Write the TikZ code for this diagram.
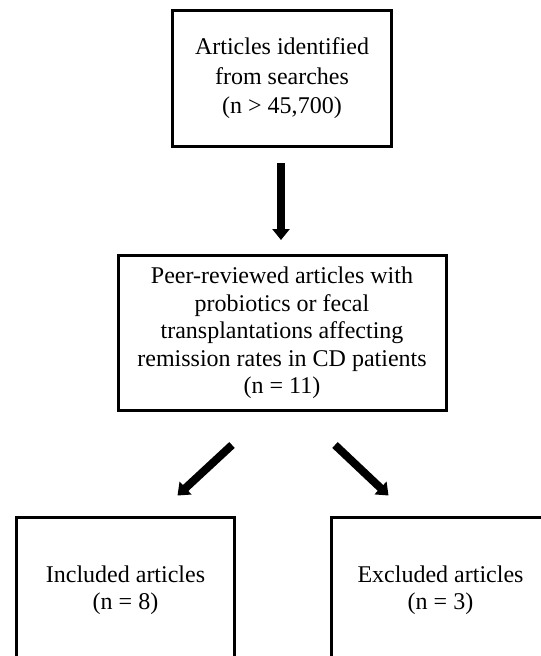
\documentclass[tikz,border=0pt]{standalone}
\usepackage{fontspec}
\setmainfont{Liberation Serif}
\usetikzlibrary{arrows.meta, calc}

\begin{document}
\begin{tikzpicture}[
  x=1bp, y=-1bp,
  font=\fontsize{24bp}{27.5bp}\selectfont,
  box/.style={draw, line width=3bp, inner sep=0pt, align=center,
              minimum width=#1},
  fat/.style={line width=8bp, -{Triangle[width=17bp, length=11bp]}},
]
\clip (0,0) rectangle (541,656);

\node[box=219bp, minimum height=136bp,
      font=\fontsize{24bp}{29.5bp}\selectfont] (search) at (282, 78.5)
  {Articles identified\\from searches\\(n > 45,700)};

\node[box=328bp, minimum height=155bp] (review) at (282, 333)
  {Peer-reviewed articles with\\probiotics or fecal\\transplantations affecting\\remission rates in CD patients\\(n = 11)};

\node[box=218bp, minimum height=146bp] (incl) at (125.5, 590)
  {Included articles\\(n = 8)};
\node[box=218bp, minimum height=146bp] (excl) at (440.5, 590)
  {Excluded articles\\(n = 3)};

\draw[fat, shorten <=15bp, shorten >=14bp] ($(search.south)+(-1,0)$) -- ($(review.north)+(-1,0)$);
\draw[fat] ($(review.south)+(-50,33)$) -- ($(incl.north)+(52,-20)$);
\draw[fat] ($(review.south)+(53,33)$) -- ($(excl.north)+(-52,-20)$);

\end{tikzpicture}
\end{document}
————
WHAT TO PRODUCE » Copy the whole listing above word for word but do not carry over the pictures.

FULL OUTPUT »
Write the TikZ code for this diagram.
\documentclass[tikz,border=0pt]{standalone}
\usepackage{fontspec}
\setmainfont{Liberation Serif}
\usetikzlibrary{arrows.meta, calc}

\begin{document}
\begin{tikzpicture}[
  x=1bp, y=-1bp,
  font=\fontsize{24bp}{27.5bp}\selectfont,
  box/.style={draw, line width=3bp, inner sep=0pt, align=center,
              minimum width=#1},
  fat/.style={line width=8bp, -{Triangle[width=17bp, length=11bp]}},
]
\clip (0,0) rectangle (541,656);

\node[box=219bp, minimum height=136bp,
      font=\fontsize{24bp}{29.5bp}\selectfont] (search) at (282, 78.5)
  {Articles identified\\from searches\\(n > 45,700)};

\node[box=328bp, minimum height=155bp] (review) at (282, 333)
  {Peer-reviewed articles with\\probiotics or fecal\\transplantations affecting\\remission rates in CD patients\\(n = 11)};

\node[box=218bp, minimum height=146bp] (incl) at (125.5, 590)
  {Included articles\\(n = 8)};
\node[box=218bp, minimum height=146bp] (excl) at (440.5, 590)
  {Excluded articles\\(n = 3)};

\draw[fat, shorten <=15bp, shorten >=14bp] ($(search.south)+(-1,0)$) -- ($(review.north)+(-1,0)$);
\draw[fat] ($(review.south)+(-50,33)$) -- ($(incl.north)+(52,-20)$);
\draw[fat] ($(review.south)+(53,33)$) -- ($(excl.north)+(-52,-20)$);

\end{tikzpicture}
\end{document}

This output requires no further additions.